In August 2019, Bryan Priest was issued a traffic citation that left him charged with Class C infraction operating a commercial motor vehicle with an ACE of .042. The traffic citation for “B.A.C.[blood alcohol concentration] 0.042” was filed in the Plainfield Town Court.

In October 2020, Priest filed a motion to suppress the evidence of his ACE, which the state opposed. On Nov. 24, 2020, an “Infraction Judgment” was issued against Priest finding him “guilty as charged.” He was ordered to pay a fine and court costs totaling $162.

The Hendricks Superior Court set a date for a trial de novo per Priest’s request, in which the state filed a “Brief in Support of Breath Test Admissibility.” However it did not attach or otherwise file any breath test results other than the “B.A.C. 0.042” notation contained on the traffic citation itself.

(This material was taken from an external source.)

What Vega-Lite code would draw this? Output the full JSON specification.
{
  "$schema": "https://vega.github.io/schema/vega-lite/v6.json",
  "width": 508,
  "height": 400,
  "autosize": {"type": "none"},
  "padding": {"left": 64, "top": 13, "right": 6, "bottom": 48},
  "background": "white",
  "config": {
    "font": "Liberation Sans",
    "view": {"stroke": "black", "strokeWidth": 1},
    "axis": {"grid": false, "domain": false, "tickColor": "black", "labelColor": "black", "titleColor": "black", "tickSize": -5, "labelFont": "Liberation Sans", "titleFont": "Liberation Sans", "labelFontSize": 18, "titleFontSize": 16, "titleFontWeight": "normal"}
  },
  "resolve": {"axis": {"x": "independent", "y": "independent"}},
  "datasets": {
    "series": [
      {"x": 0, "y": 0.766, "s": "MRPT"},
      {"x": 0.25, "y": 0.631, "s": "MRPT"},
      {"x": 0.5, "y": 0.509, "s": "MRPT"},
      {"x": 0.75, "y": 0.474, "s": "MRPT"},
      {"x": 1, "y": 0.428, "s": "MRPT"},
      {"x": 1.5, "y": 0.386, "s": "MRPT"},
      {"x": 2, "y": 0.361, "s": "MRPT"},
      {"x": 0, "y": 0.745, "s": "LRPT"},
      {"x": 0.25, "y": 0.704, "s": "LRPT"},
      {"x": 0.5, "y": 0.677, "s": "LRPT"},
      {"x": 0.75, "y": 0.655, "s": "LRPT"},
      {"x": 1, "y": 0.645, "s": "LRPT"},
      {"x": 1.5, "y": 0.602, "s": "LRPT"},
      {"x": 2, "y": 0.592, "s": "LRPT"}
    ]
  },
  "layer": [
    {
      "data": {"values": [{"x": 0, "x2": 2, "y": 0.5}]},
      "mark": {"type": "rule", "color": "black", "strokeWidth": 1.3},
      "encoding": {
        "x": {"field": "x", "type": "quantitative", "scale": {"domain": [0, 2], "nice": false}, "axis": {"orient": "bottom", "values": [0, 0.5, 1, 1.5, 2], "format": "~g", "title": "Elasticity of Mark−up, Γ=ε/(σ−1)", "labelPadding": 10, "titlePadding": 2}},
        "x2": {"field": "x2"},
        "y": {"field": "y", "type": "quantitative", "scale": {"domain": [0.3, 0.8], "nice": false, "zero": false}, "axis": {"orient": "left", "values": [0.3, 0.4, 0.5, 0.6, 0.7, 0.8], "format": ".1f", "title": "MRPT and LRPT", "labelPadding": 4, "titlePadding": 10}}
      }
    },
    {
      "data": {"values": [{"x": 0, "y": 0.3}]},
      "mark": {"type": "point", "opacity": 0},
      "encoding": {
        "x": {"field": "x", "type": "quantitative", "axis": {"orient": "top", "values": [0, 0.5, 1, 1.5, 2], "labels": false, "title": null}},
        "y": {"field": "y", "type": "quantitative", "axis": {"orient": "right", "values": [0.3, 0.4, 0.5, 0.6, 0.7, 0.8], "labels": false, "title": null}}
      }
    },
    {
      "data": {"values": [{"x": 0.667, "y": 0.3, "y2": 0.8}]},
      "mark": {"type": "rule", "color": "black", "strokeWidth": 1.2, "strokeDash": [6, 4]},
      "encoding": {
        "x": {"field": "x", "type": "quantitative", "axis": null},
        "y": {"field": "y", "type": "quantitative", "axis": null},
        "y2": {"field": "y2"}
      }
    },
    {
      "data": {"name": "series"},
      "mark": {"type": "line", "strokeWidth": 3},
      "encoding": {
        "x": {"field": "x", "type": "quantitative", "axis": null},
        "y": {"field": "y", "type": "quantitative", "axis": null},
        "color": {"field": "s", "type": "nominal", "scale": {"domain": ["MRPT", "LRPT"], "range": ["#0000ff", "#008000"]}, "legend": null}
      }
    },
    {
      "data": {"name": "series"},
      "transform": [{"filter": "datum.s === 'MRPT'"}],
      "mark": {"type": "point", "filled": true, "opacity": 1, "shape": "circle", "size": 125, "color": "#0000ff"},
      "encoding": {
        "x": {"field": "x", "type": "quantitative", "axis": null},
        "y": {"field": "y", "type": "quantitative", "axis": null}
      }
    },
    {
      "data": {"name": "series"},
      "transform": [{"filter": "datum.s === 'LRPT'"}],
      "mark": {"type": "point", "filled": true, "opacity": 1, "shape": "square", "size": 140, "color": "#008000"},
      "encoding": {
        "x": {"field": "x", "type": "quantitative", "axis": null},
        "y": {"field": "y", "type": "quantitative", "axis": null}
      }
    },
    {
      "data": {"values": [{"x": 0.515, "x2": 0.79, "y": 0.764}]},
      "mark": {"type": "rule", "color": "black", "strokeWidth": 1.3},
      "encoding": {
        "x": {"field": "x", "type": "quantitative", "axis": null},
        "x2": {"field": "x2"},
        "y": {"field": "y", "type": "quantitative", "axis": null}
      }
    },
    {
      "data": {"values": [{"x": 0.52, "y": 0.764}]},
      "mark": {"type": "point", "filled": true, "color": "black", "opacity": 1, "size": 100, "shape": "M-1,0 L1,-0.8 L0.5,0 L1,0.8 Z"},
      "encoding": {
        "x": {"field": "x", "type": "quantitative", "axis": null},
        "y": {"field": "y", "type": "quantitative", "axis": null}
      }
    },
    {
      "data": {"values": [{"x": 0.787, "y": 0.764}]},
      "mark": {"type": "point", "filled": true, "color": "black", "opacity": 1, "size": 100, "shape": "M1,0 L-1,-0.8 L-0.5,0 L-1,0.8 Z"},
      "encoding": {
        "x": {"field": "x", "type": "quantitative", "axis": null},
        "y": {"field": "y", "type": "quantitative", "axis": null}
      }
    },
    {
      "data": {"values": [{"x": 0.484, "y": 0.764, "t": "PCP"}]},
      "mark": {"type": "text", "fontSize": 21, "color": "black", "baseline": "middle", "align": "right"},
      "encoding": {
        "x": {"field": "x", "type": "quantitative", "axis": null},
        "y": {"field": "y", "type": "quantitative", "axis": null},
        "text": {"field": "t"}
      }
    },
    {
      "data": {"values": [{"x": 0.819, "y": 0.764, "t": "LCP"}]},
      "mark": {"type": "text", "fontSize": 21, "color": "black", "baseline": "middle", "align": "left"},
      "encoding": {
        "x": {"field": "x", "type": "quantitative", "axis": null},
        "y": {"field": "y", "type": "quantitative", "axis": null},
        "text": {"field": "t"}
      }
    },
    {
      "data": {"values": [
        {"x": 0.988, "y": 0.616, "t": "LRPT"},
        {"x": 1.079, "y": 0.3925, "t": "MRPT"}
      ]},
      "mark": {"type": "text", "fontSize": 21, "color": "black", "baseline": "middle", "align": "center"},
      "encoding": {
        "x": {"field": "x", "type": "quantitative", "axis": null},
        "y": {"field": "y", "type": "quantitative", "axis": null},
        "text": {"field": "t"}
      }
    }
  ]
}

Priest moved to exclude the “breath test ticket” and requested that the trial de novo date be converted to an “attorneys only hearing on a motion to exclude,” which the trial court granted.

Although Priest argued evidence of his ACE should be excluded on hearsay grounds, no evidence was offered or admitted at the hearing, and the trial court overruled his hearsay objection.

In an interlocutory appeal before the Court of Appeals, Priest challenged the denial of his motion to suppress evidence, alleging the “breath-test results” were inadmissible hearsay.

The appellate court agreed, reversing in Bryan Priest v. State of Indiana, 21A-MI-551.

The COA noted the only evidence in the record related to Priest’s ACE or BAC was the traffic citation itself, which did not state who was tested, what test was used, who did the testing and what the test results were.

“Rather, the traffic ticket issued to Priest — which was completed and signed by an Indiana State Police Officer who did not appear at the suppression hearing or otherwise testify — stated only: ‘B.A.C. 0.042.’ That statement, alone, is clearly hearsay; it is an out-of-court statement offered to prove the truth of the matter asserted,” Judge L. Mark Bailey wrote.

Further, the court found that while the prosecutor referred in his hearing argument to “the Intoxilyzer ticket,” the “BAC Datamaster,” a “certification” and the “Intoxilyzer ECIR2 instrument,” no such evidence was offered or admitted into evidence, “and the prosecutor’s statements themselves are, obviously, not evidence.”

“Thus, the trial court’s denial of Priest’s motion to suppress the evidence of his ACE was not supported by substantial evidence of probative value; rather, the only evidence the State presented — the bald statement in the traffic citation that Priest’s ‘B.A.C.’ was ‘0.042’ — was inadmissible hearsay,” Bailey concluded.